A man dips mosquito nets in insect repellant in this file photo. Cambodia’s malaria record is improving, a new report says.

BETTER funding for the global fight against malaria has begun paying off with a widespread reduction in cases, according to a report issued Wednesday by the World Health Organisation (WHO).

“The World Malaria Report 2009” recognised Cambodia’s improving record on malaria, but also called the emergence of artemisinin-resistant strains in the Thai-Cambodian border area one of the “major threats to achieving global malaria control”.

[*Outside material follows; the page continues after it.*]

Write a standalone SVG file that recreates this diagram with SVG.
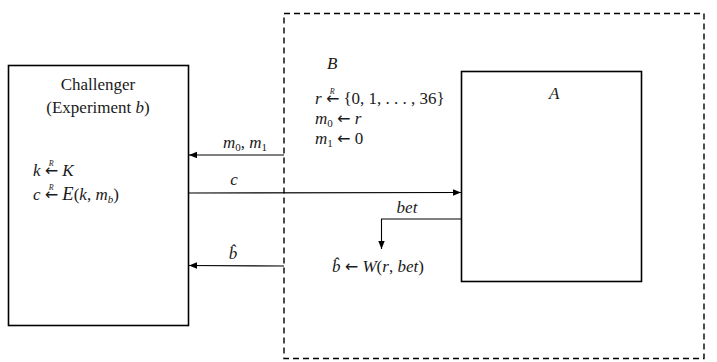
<svg xmlns="http://www.w3.org/2000/svg" width="717" height="362" viewBox="0 0 717 362">
<style>
text{font-family:"Liberation Serif",serif;font-size:17px;fill:#1a1a1a}
.i{font-style:italic}
.ar{font-family:"DejaVu Sans",sans-serif;font-size:16px}
.box{fill:#fff;stroke:#000;stroke-width:1.6}
.dash{fill:none;stroke:#000;stroke-width:1.4;stroke-dasharray:6,4}
.ln{fill:none;stroke:#000;stroke-width:1.1}
.sm{font-size:8px;font-style:italic}
.sub{font-size:11px}
</style>
<defs>
<marker id="ah" viewBox="0 0 10 10" refX="10" refY="5" markerWidth="8" markerHeight="8" markerUnits="userSpaceOnUse" orient="auto">
<path d="M0,1 L10,5 L0,9 Z" fill="#000"/>
</marker>
</defs>
<g id="adversaryB">
<rect class="dash" x="284" y="13.5" width="420" height="345"/>
<text class="i" x="327" y="69">B</text>
<text x="315" y="104"><tspan class="i">r</tspan> <tspan class="ar">←</tspan><tspan class="sm" dx="-9.5" dy="-10.5">R</tspan><tspan dx="4.5" dy="10.5"> {0, 1, . . . , 36}</tspan></text>
<text x="315" y="124"><tspan class="i">m</tspan><tspan class="sub" dy="3">0</tspan><tspan dy="-3"> </tspan><tspan class="ar">←</tspan> <tspan class="i">r</tspan></text>
<text x="315" y="144"><tspan class="i">m</tspan><tspan class="sub" dy="3">1</tspan><tspan dy="-3"> </tspan><tspan class="ar">←</tspan> 0</text>
<text x="332" y="272"><tspan class="i">b̂</tspan> <tspan class="ar">←</tspan> <tspan class="i">W</tspan>(<tspan class="i">r</tspan>, <tspan class="i">bet</tspan>)</text>
</g>
<g id="challenger">
<rect class="box" x="8.5" y="65.5" width="180" height="260"/>
<text x="98" y="90" text-anchor="middle">Challenger</text>
<text x="98" y="113" text-anchor="middle">(Experiment <tspan class="i">b</tspan>)</text>
<text x="33" y="176"><tspan class="i">k</tspan> <tspan class="ar">←</tspan><tspan class="sm" dx="-9.5" dy="-10.5">R</tspan><tspan dx="4.5" dy="10.5"> </tspan><tspan class="i">K</tspan></text>
<text x="33" y="200"><tspan class="i">c</tspan> <tspan class="ar">←</tspan><tspan class="sm" dx="-9.5" dy="-10.5">R</tspan><tspan dx="4.5" dy="10.5"> </tspan><tspan class="i" style="font-size:18.5px">E</tspan>(<tspan class="i">k</tspan>, <tspan class="i">m</tspan><tspan class="sub i" dy="3">b</tspan><tspan dy="-3">)</tspan></text>
</g>
<g id="adversaryA">
<rect class="box" x="461.5" y="71.5" width="180" height="210"/>
<text class="i" x="549" y="99">A</text>
</g>
<g id="connectors">
<line class="ln" x1="284" y1="155" x2="189" y2="155" marker-end="url(#ah)"/>
<text x="245" y="148" text-anchor="middle"><tspan class="i">m</tspan><tspan class="sub" dy="3">0</tspan><tspan dy="-3">, </tspan><tspan class="i">m</tspan><tspan class="sub" dy="3">1</tspan></text>
<line class="ln" x1="189" y1="193" x2="461" y2="192.5" marker-end="url(#ah)"/>
<text class="i" x="234" y="185" text-anchor="middle">c</text>
<polyline class="ln" points="461,219 381.5,219 381.5,249" marker-end="url(#ah)"/>
<text class="i" x="407" y="213" text-anchor="middle">bet</text>
<line class="ln" x1="284" y1="266" x2="189" y2="265.5" marker-end="url(#ah)"/>
<text class="i" x="233" y="259" text-anchor="middle">b̂</text>
</g>
</svg>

While the report urged all nations affected by the disease to “prohibit the production, marketing and distribution of counterfeit antimalarial medicines”, its country profile for Cambodia did not mention the issue, which has been tied to drug-resistance since attention was first drawn to the border region this summer.

Instead, the Cambodia entry opened with a less-frequently considered cause of infection rates and the development of resistance: demographics. “Approximately 2 million people live in or around forested areas where there is intense malaria transmission,” the report said. “Soldiers, forestry workers and gem miners are at the highest risk.”

Dr Duong Socheat, director of Cambodia’s National Malaria Centre, said that especially on the Thai-Cambodian border, these mostly poor, undereducated groups also constitute a “highly mobile population … so malaria moves very fast”.

“But it is definitely possible to contain [the new strain],” Duong Socheat said, citing the additional resources made available by a US$22.5 million grant from the Bill and Melinda Gates Foundation, which the WHO will distribute to both the Thai and Cambodian anti-malaria efforts over the next two years.

Dr Yeang Chheng, a malaria specialist at the WHO in Cambodia, was equally upbeat. “Recently the donations were cut 20 percent, but we are still able to carry out all of our programmes, no problem. It’s sustainable,” he said.